Note that a successful technical verification does not by itself imply legal validity for every use case. See Legal and compliance.
Additional notes
- The default visual signature appearance was modeled on real documents signed with the Uruguayan ID card.
- This project focuses on practical interoperability rather than strict compliance with any specific implementation.
Legal and compliance
This project is copyright-registered, experimental, community-maintained, and not officially certified.
It is intended for developers and technically proficient users who understand the implications of using smart cards, PKCS#11 middleware, and digital signatures.
This project:
- is not affiliated with or endorsed by AGESIC
- does not claim official certification or compliance
- does not guarantee the legal validity of generated signatures
- is provided for technical and educational purposes
While it uses standard cryptographic mechanisms and aims to align with Uruguayan digital signature practices, the generated signatures should not be assumed valid for legal or regulatory use without independent verification. Users are solely responsible for ensuring that generated signatures meet any legal or regulatory requirements applicable to their use case.
Intended use
Local, developer-oriented signing and verification using a Uruguayan ID card through PKCS#11. It is especially aimed at users who want to:
- sign PDFs (PAdES), XML documents (XAdES), and arbitrary files (CAdES/.p7s) locally
- verify those signatures locally, including the certificate chain to the national root
- understand and reproduce a PKCS#11-based signing workflow
- experiment with smart card integration on Linux
- build automation around signing and verification under their own responsibility
It is not intended to replace official, certified, or legally guaranteed signing platforms.
Scope
This tool focuses on technical integration with PKCS#11: signing (PDF/PAdES, XML/XAdES, files/CAdES) and local, standards-based verification, including certificate-chain validation to the Uruguayan national root.
It is not an official validator: it does not consult the official trust-service status list (TSL) or evaluate accreditation / qualified status, provide legal guarantees, or replace certified signing platforms.
Copyright / software registration
This software has been registered as a computer program with the Uruguayan Dirección Nacional de la Propiedad Industrial y Registro de Software.
The registration was published in the official Boletín de la Propiedad Industrial Nº 357:
- Entry: Software (w/000235)
- Filing date: 2026-04-15
- Applicant: Carlos Andrés Planchón Prestes [UY]
- Title: cedula-uy-pdf-sign
- Classification: Programa de ordenador
- Official publication: Boletín de la Propiedad Industrial Nº 357
The project was later renamed to FirmaUY (PyPI package and CLI: firmauy). The registration above is under its original title, cedula-uy-pdf-sign.

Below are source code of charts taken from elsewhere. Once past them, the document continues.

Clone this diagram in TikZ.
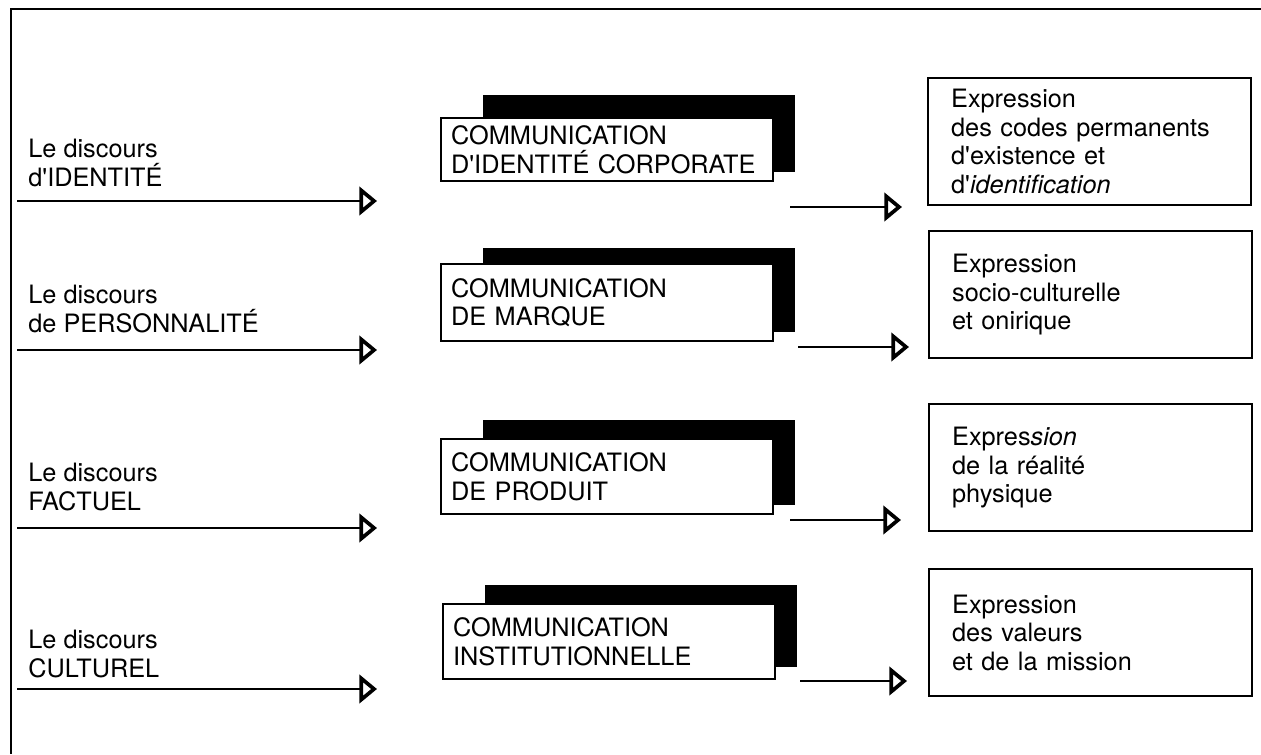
\documentclass[tikz,border=0pt]{standalone}
\usepackage{fontspec}
\setmainfont{TeX Gyre Heros}[Ligatures=TeXOff]
\usetikzlibrary{arrows.meta,calc,backgrounds}

\begin{document}
\begin{tikzpicture}[x=0.02cm, y=-0.02cm,
		every node/.style={font=\fontsize{14.4}{16.3}\selectfont},
		lefttext/.style={anchor=west, align=left, inner sep=0pt},
		combox/.style={draw, line width=1.3pt, fill=white, anchor=north west,
			minimum width=6.64cm, text width=6.24cm, inner xsep=0.2cm, align=left},
		exprbox/.style={draw, line width=1.3pt, anchor=north west,
			minimum width=6.46cm, minimum height=2.54cm, text width=5.54cm, inner xsep=0.46cm, align=left},
		flow/.style={line width=1.3pt, -{Triangle[open, length=10pt, width=16pt, line width=2.1pt]}}
	]
	
	\useasboundingbox (0, 0) rectangle (1261, 754);
	
	% cadre
	\draw [line width=1.1pt] (1261, 9) -- (11, 9) -- (11, 754);
	
	% les discours
	\node [lefttext] (d1) at (28, 163) {Le discours\\d'IDENTIT\'E};
	\node [lefttext] (d2) at (28, 309) {Le discours\\de PERSONNALIT\'E};
	\node [lefttext] (d3) at (28, 487) {Le discours\\FACTUEL};
	\node [lefttext] (d4) at (28, 654) {Le discours\\CULTUREL};
	
	\coordinate (s1) at (17, 201);
	\coordinate (t1) at (377, 201);
	\coordinate (s2) at (17, 350);
	\coordinate (t2) at (377, 350);
	\coordinate (s3) at (17, 528);
	\coordinate (t3) at (377, 528);
	\coordinate (s4) at (17, 689);
	\coordinate (t4) at (377, 689);
	\draw [flow] (s1) -- (t1);
	\draw [flow] (s2) -- (t2);
	\draw [flow] (s3) -- (t3);
	\draw [flow] (s4) -- (t4);
	
	% communication
	\node [combox, minimum height=1.26cm] (c1) at (440, 117) {COMMUNICATION\\D'IDENTIT\'E CORPORATE};
	\node [combox, minimum height=1.54cm] (c2) at (440, 263) {COMMUNICATION\\DE MARQUE};
	\node [combox, minimum height=1.5cm] (c3) at (440, 438) {COMMUNICATION\\DE PRODUIT};
	\node [combox, minimum height=1.5cm] (c4) at (442, 603) {COMMUNICATION\\INSTITUTIONNELLE};
	
	\begin{scope}[on background layer]
		\fill ($(c1.north west)+(43, -22)$) rectangle ($(c1.south east)+(21, -10)$);
		\fill ($(c2.north west)+(43, -15)$) rectangle ($(c2.south east)+(21, -10)$);
		\fill ($(c3.north west)+(43, -18)$) rectangle ($(c3.south east)+(21, -10)$);
		\fill ($(c4.north west)+(43, -18)$) rectangle ($(c4.south east)+(21, -13)$);
	\end{scope}
	
	\coordinate (o1) at (790, 207);
	\coordinate (e1) at (902, 207);
	\coordinate (o2) at (798, 347);
	\coordinate (e2) at (909, 347);
	\coordinate (o3) at (790, 520);
	\coordinate (e3) at (901, 520);
	\coordinate (o4) at (800, 681);
	\coordinate (e4) at (907, 681);
	\draw [flow] (o1) -- (e1);
	\draw [flow] (o2) -- (e2);
	\draw [flow] (o3) -- (e3);
	\draw [flow] (o4) -- (e4);
	
	% expression
	\node [exprbox] (x1) at (927, 77) {Expression\\des codes permanents\\d'existence et\\d'\textit{identification}\\[3pt]};
	\node [exprbox] (x2) at (928, 230) {Expression\\socio-culturelle\\et onirique};
	\node [exprbox] (x3) at (928, 403) {Expres\textit{sion}\\de la r\'ealit\'e\\physique\\[4pt]};
	\node [exprbox] (x4) at (928, 568) {Expression\\des valeurs\\et de la mission\\[4pt]};
	
\end{tikzpicture}
\end{document}
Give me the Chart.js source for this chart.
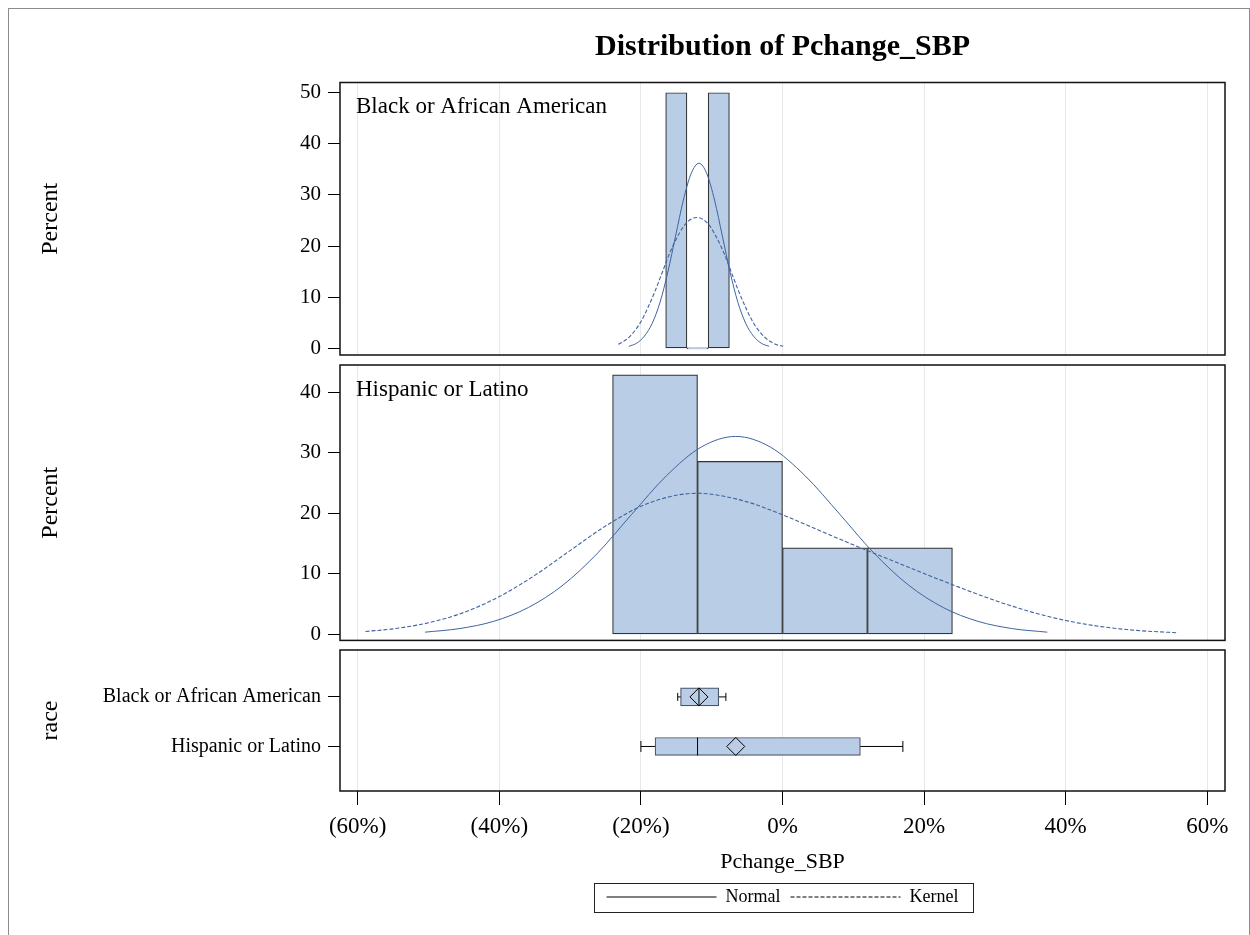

This registration concerns the authorship of the software as a copyrighted work. It does not imply official certification, endorsement, legal validity of generated signatures, or regulatory compliance of any specific use case. See Legal and compliance.
Development
The project uses uv for environment and dependency management.
# Clone the repository
git clone https://github.com/carlosplanchon/firmauy.git
cd firmauy
# Create the environment and install dependencies (runtime + dev)
uv sync
# Run the test suite (PKCS#11 integration tests need SoftHSM2, see below)
uv run pytest
# Run the CLI from the working tree
uv run firmauy --help
The package source lives under src/firmauy/; tests under tests/.
Developing without the real card (SoftHSM2)
Entering the wrong PIN too many times blocks the cédula, so develop against a software PKCS#11
token (SoftHSM2) instead of the card. The setup, the throwaway "fake cédula" provisioning script
(scripts/dev-softhsm-setup.sh), the iterate-without-the-card loop and how the integration tests
use it are documented in docs/development.md.
Contributing & reporting issues
Bug reports, questions, and pull requests are welcome.
Feel free to open an issue on GitHub.
Cookbook contributions welcome
Cookbook recipes (see docs/cookbook.md) are welcome, and one of the best ways to help: they open the project to people who will not necessarily touch the PKCS#11, APDU or XAdES internals but can still share real, useful workflows. A good recipe shows a real workflow with minimal commands, the expected output, privacy notes, and the environment where it was tested.
Please do not include real names, document numbers, MRZ data, certificates, photos, or unredacted
verification output. Use --redact whenever sharing command output.
Acknowledgements
- @nicolasgutierrezdev: contributed the
fetch-identityandlist-readerscommands for reading the cardholder's biographical data over PC/SC (#1). Also provided reference for the signature appearance inspired by signatures generated using the Uruguayan ID card (cédula), and helped test the XAdES (XML) signing feature.
License
This project is licensed under the Apache License 2.0.